The movie moves at a languid pace. As the story unfolds we see cracks in the relationship from the start of the movie and see Jason’s insecurities go from a level 5 to 10. In one early scene he watches, with a repressed amount inner glee, his wife has a panic attack at a club, when she can’t find him, even though he’s just a few feet away from her. From that moment on, you know this relationship isn’t going to last once the blinders come off: literally and figuratively.
For some reason that’s never clearly explained the movie takes place in Thailand and Marc Forster shoots the hell out of the place. It looks beautiful and he lingers on various shots a bit too long, before switching to impressionistic moments where he blurs out and blends colors to simulate Gina’s viewpoints. I get what he’s trying to do but these sequences never quite work because I kept wondering if she supposed to be fully blind or partially blind where she can see blended colors and that’s it. I’m assuming it’s the latter.
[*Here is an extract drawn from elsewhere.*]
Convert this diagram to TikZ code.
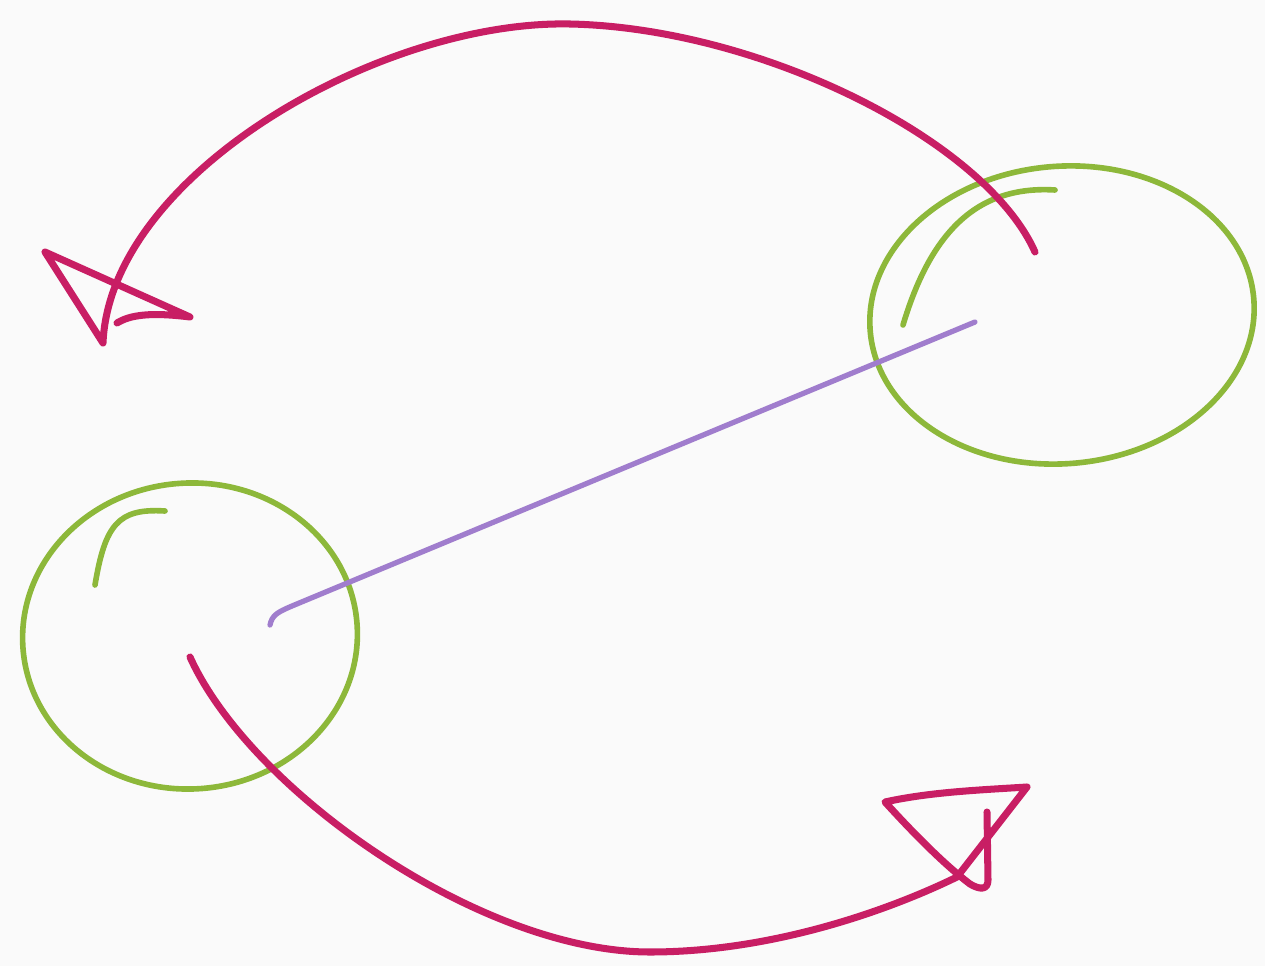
\documentclass[tikz,border=0pt]{standalone}
\usepackage{tikz}
\usetikzlibrary{shapes.geometric}
\definecolor{sketchgreen}{RGB}{141,184,58}
\definecolor{sketchpink}{RGB}{200,30,100}
\definecolor{sketchviolet}{RGB}{160,125,205}
\definecolor{paper}{RGB}{250,250,250}
\begin{document}
\begin{tikzpicture}[x=0.02cm, y=-0.02cm, line cap=round, line join=round,
  ring/.style={draw=sketchgreen, line width=3.2pt, ellipse, inner sep=0pt},
  tail/.style={draw=sketchgreen, line width=3.2pt},
  swing/.style={draw=sketchpink, line width=4pt},
  link/.style={draw=sketchviolet, line width=3pt}]
\fill[paper] (0,0) rectangle (1265,966);
\useasboundingbox (0,0) rectangle (1265,966);
% the two rings
\node[ring, rotate=5, minimum width=7.7cm, minimum height=5.95cm] (east) at (1062,315) {};
\node[ring, rotate=4, minimum width=6.7cm, minimum height=6.12cm] (west) at (190,636) {};
\draw[tail] (903,325) .. controls (930,235) and (975,185) .. (1055,190);
\draw[tail] (95,585) .. controls (105,525) and (118,508) .. (165,511);
% ends of the strokes
\coordinate (eastIn) at (975,322);
\coordinate (westIn) at (270,625);
\coordinate (eastOut) at (1035,252);
\coordinate (westOut) at (190,657);
\coordinate (northTip) at (103,343);
\coordinate (southTip) at (957,877);
% link between the rings
\draw[link] (westIn) .. controls (272,615) and (278,612) .. (292,606) -- (eastIn);
% swing over the top, with its open head
\draw[swing] (eastOut) .. controls (985,140) and (760,28) .. (570,24)
  .. controls (380,20) and (110,175) .. (northTip)
  -- (45,252) -- (190,317) .. controls (150,312) and (130,315) .. (117,323);
% swing under the bottom, with its open head
\draw[swing] (westOut) .. controls (250,790) and (480,952) .. (650,952)
  .. controls (780,952) and (900,905) .. (southTip)
  -- (1027,787) .. controls (980,790) and (930,792) .. (885,802)
  .. controls (915,835) and (945,865) .. (970,884)
  .. controls (980,890) and (988,890) .. (988,880) -- (987,812);
\end{tikzpicture}
\end{document}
The acting in this is just bad, This is Gossip Girl Lively and not The Shallows Lively. She sounded whiny throughout the entire film and there was no chemistry between Lively and Clarke. The disintegration of their marriage wasn’t surprising due to the film already showing us James’ controlling tendencies earlier on. I was never invested in this relationship. This is a director’s film and Forster never let us forget it.
As I said earlier, this is very much an impressionist film more than an actual story. The story felt shoved in and in the end, it leaves you with a pretty ambiguous ending and you all know I like stories that have a clear end. I walked out not only having watched a bad, bland movie, but I also didn’t get a proper closing sequence.